Chock-full of references to Nazi eugenics, the civil and disability rights movements and even the abortion wars, "X-Men: The Last Stand" suggests that the personal is political whether your skin is brown, blue or turns to ice at the drop of a hat.

The original X-Men still look great, and "The Last Stand" is larded, like the others, with those subtle whiffs of adolescent anxiety regarding physical strength and sexuality that make 1950s comic such ur-texts of the teenage experience. But if Ratner has preserved what Singer started, he fails at taking it in a new direction. The new mutant characters, such as an androgynous bird-boy played by Ben Foster (his character's actual aka is Angel), and a group of unmemorable students at Xavier's School, make no impression.

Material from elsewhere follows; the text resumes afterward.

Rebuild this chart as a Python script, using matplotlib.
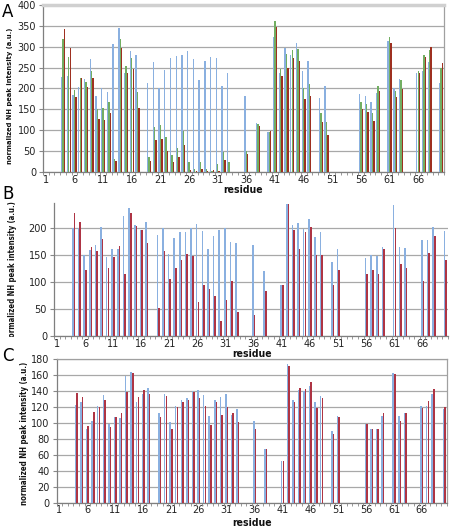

And the ultimate showdown -- which involves the return of Jean (Famke Janssen) -- involves little more than two characters glaring at each other while each undergoes an unsightly skin eruption and fireballs rain down around them. (The spontaneous breakout is equal only to the eye-bulge and the vein-pop in "The Last Stand's" index of ominous physical indicators.)

Jean's inner battle between her warring natures is supposed to provide psychological depth in "The Last Stand," but we've seen it before. This is "Buffy the Vampire Slayer" with car crashes, and there are lots of car crashes, whether in the film's big set piece on the Golden Gate Bridge or when they're being hurled, one by one, at an encroaching army of angry mutants. Clearly, Ratner's way of resolving a scene, any scene, is to heap on more of the same, and then more of that, and then more and more and more. He, more than any fictional villain or super-powered evil genius, has finally found the key to destroying the X-Men: He's taken all the fun out.

We can only hope that, as "The Last Stand's" final scene suggests, this isn't a last stand at all, and that Storm, Wolverine, Rogue and the rest will live to fight another day, with a more worthy directorial aide-de-camp.

X-Men: The Last Stand (104 minutes, at area theaters) is rated PG-13 for violence, sexual content and profanity.